▶ _Exercise task_:
Output all the data exactly. Pictures do not belong in the copy.

▶ _Task data_:

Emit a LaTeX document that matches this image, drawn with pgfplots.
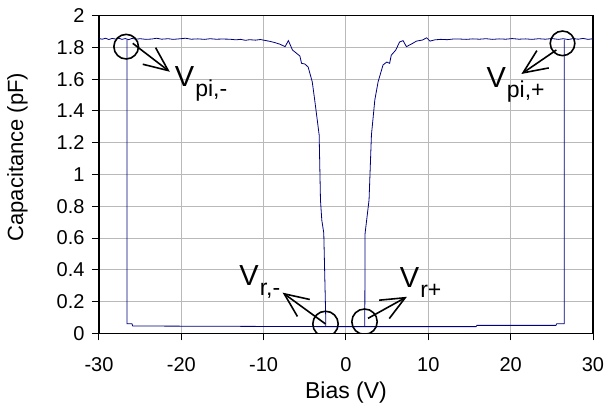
\documentclass[border=0pt]{standalone}
\usepackage{fontspec}
\setmainfont{Liberation Sans}
\usepackage{pgfplots}
\pgfplotsset{compat=1.18}
\usetikzlibrary{arrows.meta}
\definecolor{trace}{HTML}{000080}

\begin{document}
\begin{tikzpicture}
\begin{axis}[
  scale only axis, width=494bp, height=317.6bp,
  xmin=-30, xmax=30, ymin=0, ymax=2,
  xtick={-30,-20,-10,0,10,20,30},
  ytick={0,0.2,0.4,0.6,0.8,1,1.2,1.4,1.6,1.8,2},
  /pgf/number format/assume math mode=true,
  /pgf/number format/fixed,
  ticklabel style={font=\fontsize{20bp}{24bp}\selectfont},
  xticklabel style={yshift=-13.5bp},
  yticklabel style={xshift=-4bp},
  tick align=outside, tick pos=left, major tick length=7bp,
  tick style={black, line width=1bp},
  axis line style={black, line width=1.2bp},
  grid=major, grid style={gray!55, line width=1bp},
  xlabel={Bias (V)}, ylabel={Capacitance (pF)},
  xlabel style={at={(axis description cs:0.5,-0.204)}, anchor=base, font=\fontsize{23bp}{26bp}\selectfont},
  ylabel style={at={(axis description cs:-0.137,0.555)}, anchor=south, font=\fontsize{22bp}{26bp}\selectfont},
]
% high-capacitance branch, negative side
\addplot[trace, line width=0.8bp] coordinates {
  (-30,1.856) (-29.6,1.852) (-29.2,1.858) (-28.8,1.850) (-28.4,1.857) (-28.0,1.853)
  (-27.6,1.858) (-27.2,1.851) (-26.8,1.856) (-26.4,1.849) (-26.0,1.857) (-25.5,1.852)
  (-25.0,1.855) (-24.3,1.851) (-23.6,1.853) (-23.0,1.858) (-22.4,1.852) (-21.6,1.855)
  (-21.0,1.851) (-20.3,1.854) (-19.5,1.858) (-18.8,1.852) (-18.0,1.854) (-17.2,1.851)
  (-16.5,1.855) (-15.8,1.852) (-15.0,1.853) (-14.1,1.852) (-13.4,1.848) (-12.8,1.851)
  (-12.2,1.845) (-11.7,1.849) (-11.0,1.846) (-10.4,1.850) (-9.8,1.844) (-9.2,1.838)
  (-8.6,1.830) (-8.0,1.820) (-7.4,1.805) (-7.0,1.843) (-6.5,1.784) (-6.0,1.763)
  (-5.6,1.746) (-5.4,1.700) (-5.0,1.696) (-4.6,1.677) (-4.1,1.584) (-3.8,1.469)
  (-3.26,1.249) (-3.1,0.839) (-2.94,0.713) (-2.7,0.632) (-2.45,0.073) (-2.45,0.042)
};
% low-capacitance branch with pull-in jumps
\addplot[trace, line width=0.8bp] coordinates {
  (-26.6,1.850) (-26.6,0.060) (-26.0,0.060) (-25.9,0.046) (-2.45,0.042) (2.28,0.042)
  (15.8,0.042) (15.9,0.050) (25.5,0.050) (25.6,0.060) (26.5,0.060) (26.5,1.850)
};
% high-capacitance branch, positive side
\addplot[trace, line width=0.8bp] coordinates {
  (2.28,0.042) (2.32,0.630) (2.8,0.840) (3.09,1.249) (3.5,1.469) (3.9,1.584)
  (4.5,1.690) (4.95,1.708) (5.3,1.700) (5.5,1.752) (5.7,1.763) (6.05,1.784)
  (6.5,1.834) (6.93,1.843) (7.34,1.805) (8.1,1.826) (8.56,1.840) (9.3,1.847)
  (9.8,1.861) (10.2,1.840) (10.8,1.848) (11.5,1.851) (12.3,1.849) (13.0,1.853)
  (13.8,1.853) (14.6,1.851) (15.4,1.854) (16.2,1.852) (17.0,1.855) (17.8,1.851)
  (18.6,1.854) (19.4,1.852) (20.2,1.856) (21.0,1.852) (21.8,1.854) (22.6,1.851)
  (23.4,1.855) (24.2,1.852) (25.0,1.856) (25.8,1.851) (26.4,1.855) (27.0,1.850)
  (27.6,1.856) (28.2,1.852) (28.8,1.857) (29.4,1.851) (30,1.855)
};
% annotations
\draw[line width=1.6bp] (-26.7,1.805) circle[radius=12.3bp];
\draw[line width=1.6bp] (26.3,1.826) circle[radius=12.3bp];
\draw[line width=1.6bp] (-2.49,0.059) circle[radius=12.7bp];
\draw[line width=1.6bp] (2.25,0.073) circle[radius=12.7bp];
\draw[line width=1.6bp, -{Straight Barb[length=24bp,width=21bp]}] (-25.9,1.826) -- (-21.4,1.647);
\draw[line width=1.6bp, -{Straight Barb[length=24bp,width=21bp]}] (25.55,1.784) -- (21.3,1.633);
\draw[line width=1.6bp, -{Straight Barb[length=24bp,width=21bp]}] (-2.49,0.059) -- (-7.7,0.256);
\draw[line width=1.6bp, -{Straight Barb[length=24bp,width=21bp]}] (2.67,0.094) -- (7.4,0.23);
\node[anchor=base west, inner sep=0, font=\fontsize{29bp}{31bp}\selectfont] at (-20.8,1.557)
  {V\hspace{1bp}\raisebox{-10bp}{\fontsize{23bp}{25bp}\selectfont pi,-}};
\node[anchor=base west, inner sep=0, font=\fontsize{29bp}{31bp}\selectfont] at (17.05,1.549)
  {V\hspace{1bp}\raisebox{-10bp}{\fontsize{23bp}{25bp}\selectfont pi,+}};
\node[anchor=base west, inner sep=0, font=\fontsize{29bp}{31bp}\selectfont] at (-12.97,0.304)
  {V\hspace{1bp}\raisebox{-10bp}{\fontsize{23bp}{25bp}\selectfont r,-}};
\node[anchor=base west, inner sep=0, font=\fontsize{29bp}{31bp}\selectfont] at (6.53,0.29)
  {V\hspace{1bp}\raisebox{-10bp}{\fontsize{23bp}{25bp}\selectfont r+}};
\end{axis}
\pgfresetboundingbox
\path (-99bp,-72.7bp) rectangle (509bp,333.3bp);
\end{tikzpicture}
\end{document}
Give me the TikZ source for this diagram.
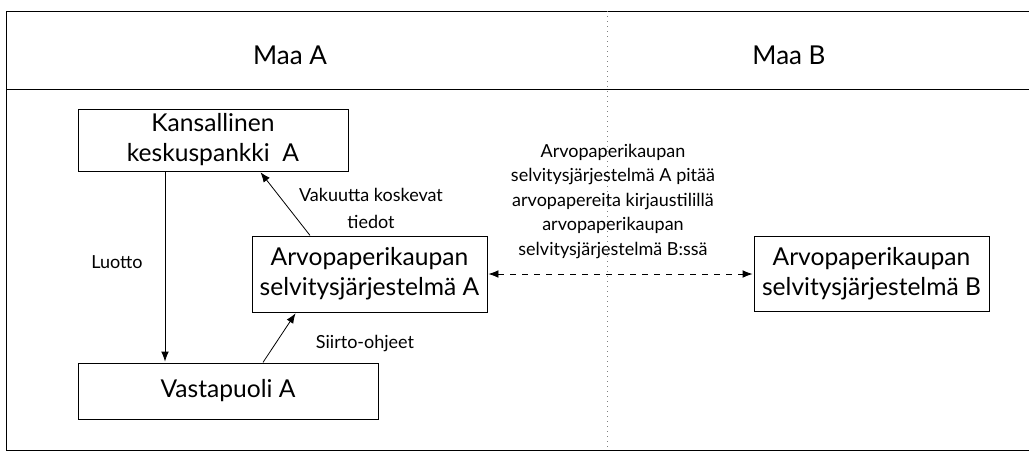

▶ _Full solution_:
Emit a LaTeX document that matches this image, drawn with pgfplots.
\documentclass[border=0pt]{standalone}
\usepackage{fontspec}
\setmainfont{Liberation Sans}
\usepackage{pgfplots}
\pgfplotsset{compat=1.18}
\usetikzlibrary{arrows.meta}
\definecolor{trace}{HTML}{000080}

\begin{document}
\begin{tikzpicture}
\begin{axis}[
  scale only axis, width=494bp, height=317.6bp,
  xmin=-30, xmax=30, ymin=0, ymax=2,
  xtick={-30,-20,-10,0,10,20,30},
  ytick={0,0.2,0.4,0.6,0.8,1,1.2,1.4,1.6,1.8,2},
  /pgf/number format/assume math mode=true,
  /pgf/number format/fixed,
  ticklabel style={font=\fontsize{20bp}{24bp}\selectfont},
  xticklabel style={yshift=-13.5bp},
  yticklabel style={xshift=-4bp},
  tick align=outside, tick pos=left, major tick length=7bp,
  tick style={black, line width=1bp},
  axis line style={black, line width=1.2bp},
  grid=major, grid style={gray!55, line width=1bp},
  xlabel={Bias (V)}, ylabel={Capacitance (pF)},
  xlabel style={at={(axis description cs:0.5,-0.204)}, anchor=base, font=\fontsize{23bp}{26bp}\selectfont},
  ylabel style={at={(axis description cs:-0.137,0.555)}, anchor=south, font=\fontsize{22bp}{26bp}\selectfont},
]
% high-capacitance branch, negative side
\addplot[trace, line width=0.8bp] coordinates {
  (-30,1.856) (-29.6,1.852) (-29.2,1.858) (-28.8,1.850) (-28.4,1.857) (-28.0,1.853)
  (-27.6,1.858) (-27.2,1.851) (-26.8,1.856) (-26.4,1.849) (-26.0,1.857) (-25.5,1.852)
  (-25.0,1.855) (-24.3,1.851) (-23.6,1.853) (-23.0,1.858) (-22.4,1.852) (-21.6,1.855)
  (-21.0,1.851) (-20.3,1.854) (-19.5,1.858) (-18.8,1.852) (-18.0,1.854) (-17.2,1.851)
  (-16.5,1.855) (-15.8,1.852) (-15.0,1.853) (-14.1,1.852) (-13.4,1.848) (-12.8,1.851)
  (-12.2,1.845) (-11.7,1.849) (-11.0,1.846) (-10.4,1.850) (-9.8,1.844) (-9.2,1.838)
  (-8.6,1.830) (-8.0,1.820) (-7.4,1.805) (-7.0,1.843) (-6.5,1.784) (-6.0,1.763)
  (-5.6,1.746) (-5.4,1.700) (-5.0,1.696) (-4.6,1.677) (-4.1,1.584) (-3.8,1.469)
  (-3.26,1.249) (-3.1,0.839) (-2.94,0.713) (-2.7,0.632) (-2.45,0.073) (-2.45,0.042)
};
% low-capacitance branch with pull-in jumps
\addplot[trace, line width=0.8bp] coordinates {
  (-26.6,1.850) (-26.6,0.060) (-26.0,0.060) (-25.9,0.046) (-2.45,0.042) (2.28,0.042)
  (15.8,0.042) (15.9,0.050) (25.5,0.050) (25.6,0.060) (26.5,0.060) (26.5,1.850)
};
% high-capacitance branch, positive side
\addplot[trace, line width=0.8bp] coordinates {
  (2.28,0.042) (2.32,0.630) (2.8,0.840) (3.09,1.249) (3.5,1.469) (3.9,1.584)
  (4.5,1.690) (4.95,1.708) (5.3,1.700) (5.5,1.752) (5.7,1.763) (6.05,1.784)
  (6.5,1.834) (6.93,1.843) (7.34,1.805) (8.1,1.826) (8.56,1.840) (9.3,1.847)
  (9.8,1.861) (10.2,1.840) (10.8,1.848) (11.5,1.851) (12.3,1.849) (13.0,1.853)
  (13.8,1.853) (14.6,1.851) (15.4,1.854) (16.2,1.852) (17.0,1.855) (17.8,1.851)
  (18.6,1.854) (19.4,1.852) (20.2,1.856) (21.0,1.852) (21.8,1.854) (22.6,1.851)
  (23.4,1.855) (24.2,1.852) (25.0,1.856) (25.8,1.851) (26.4,1.855) (27.0,1.850)
  (27.6,1.856) (28.2,1.852) (28.8,1.857) (29.4,1.851) (30,1.855)
};
% annotations
\draw[line width=1.6bp] (-26.7,1.805) circle[radius=12.3bp];
\draw[line width=1.6bp] (26.3,1.826) circle[radius=12.3bp];
\draw[line width=1.6bp] (-2.49,0.059) circle[radius=12.7bp];
\draw[line width=1.6bp] (2.25,0.073) circle[radius=12.7bp];
\draw[line width=1.6bp, -{Straight Barb[length=24bp,width=21bp]}] (-25.9,1.826) -- (-21.4,1.647);
\draw[line width=1.6bp, -{Straight Barb[length=24bp,width=21bp]}] (25.55,1.784) -- (21.3,1.633);
\draw[line width=1.6bp, -{Straight Barb[length=24bp,width=21bp]}] (-2.49,0.059) -- (-7.7,0.256);
\draw[line width=1.6bp, -{Straight Barb[length=24bp,width=21bp]}] (2.67,0.094) -- (7.4,0.23);
\node[anchor=base west, inner sep=0, font=\fontsize{29bp}{31bp}\selectfont] at (-20.8,1.557)
  {V\hspace{1bp}\raisebox{-10bp}{\fontsize{23bp}{25bp}\selectfont pi,-}};
\node[anchor=base west, inner sep=0, font=\fontsize{29bp}{31bp}\selectfont] at (17.05,1.549)
  {V\hspace{1bp}\raisebox{-10bp}{\fontsize{23bp}{25bp}\selectfont pi,+}};
\node[anchor=base west, inner sep=0, font=\fontsize{29bp}{31bp}\selectfont] at (-12.97,0.304)
  {V\hspace{1bp}\raisebox{-10bp}{\fontsize{23bp}{25bp}\selectfont r,-}};
\node[anchor=base west, inner sep=0, font=\fontsize{29bp}{31bp}\selectfont] at (6.53,0.29)
  {V\hspace{1bp}\raisebox{-10bp}{\fontsize{23bp}{25bp}\selectfont r+}};
\end{axis}
\pgfresetboundingbox
\path (-99bp,-72.7bp) rectangle (509bp,333.3bp);
\end{tikzpicture}
\end{document}
Give me the TikZ source for this diagram.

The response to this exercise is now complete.